As vítimas são histórias e rostos insubstituíveis. E é inegável que a grande força do trabalho da CIASE foi de ter partido da escuta das vítimas. E depois ter estado em constante contato e diálogo com elas, com suas associações, até a composição e redação do relatório. A comissão sobre o incesto e as violências contra menores (CIIVISE) faz exatamente a mesma coisa: está ouvindo as vítimas.
O saber experiencial de quem foi vítima de abuso é fundamental. Caso contrário, corre-se o risco de não se perceber a profundidade do drama vivido, considerando o dossiê abusos certamente grave, mas um entre muitos.

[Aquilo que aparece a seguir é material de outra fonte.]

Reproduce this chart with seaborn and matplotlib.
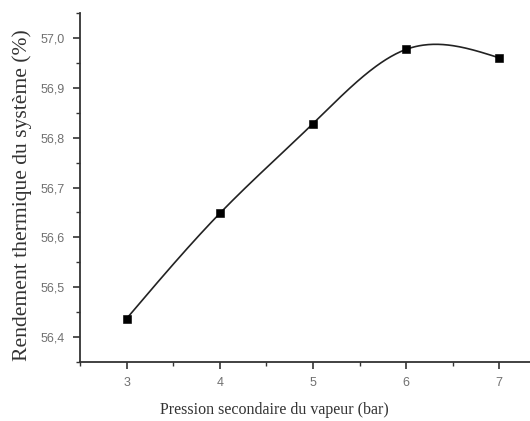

A senhora compartilha da remoção do segredo confessional?
A questão do sigilo confessional, como sabem, foi objeto de discussões muito fortes. Parece-me que a verdadeira questão não seja remover ou não o segredo da confissão, mas afirmar uma hierarquia de valores. De fato, está em jogo a defesa da integridade de uma criança. Se uma criança está em perigo, nada pode ser superior à proteção que lhe devemos. Esta é a questão.
A questão, portanto, não é remover o segredo. Mas evitar o risco de que, devido ao sigilo, um novo crime possa ser cometido contra uma vítima vulnerável. O relatório da CIASE mostra uma analogia com o que prevê o direito francês e a deontologia de um psiquiatra pediátrico. O psiquiatra pediátrico que recebe de uma criança a denúncia de uma agressão sexual (do pai ou de um irmão) não é obrigado, mas está autorizado a violar o sigilo profissional para proteger a vítima.
Trata-se de uma questão de perigo iminente, portanto diferente do caso da confissão de um adulto sobre violências sofridas na infância. Além disso, uma criança que diz a um padre em confissão que seu pai - ou um padre – lhe fez um mal não está confessando um pecado, mas está fazendo uma terrível confidência. Consequentemente, do ponto de vista moral, a questão do sigilo não se coloca porque não se trata do pecado da criança, mas do crime de um adulto contra ela.
Em casos como este e unicamente em relação a uma situação de perigo iminente, acredito que hoje na França todos concordam em afirmar a proteção da criança em perigo como primária.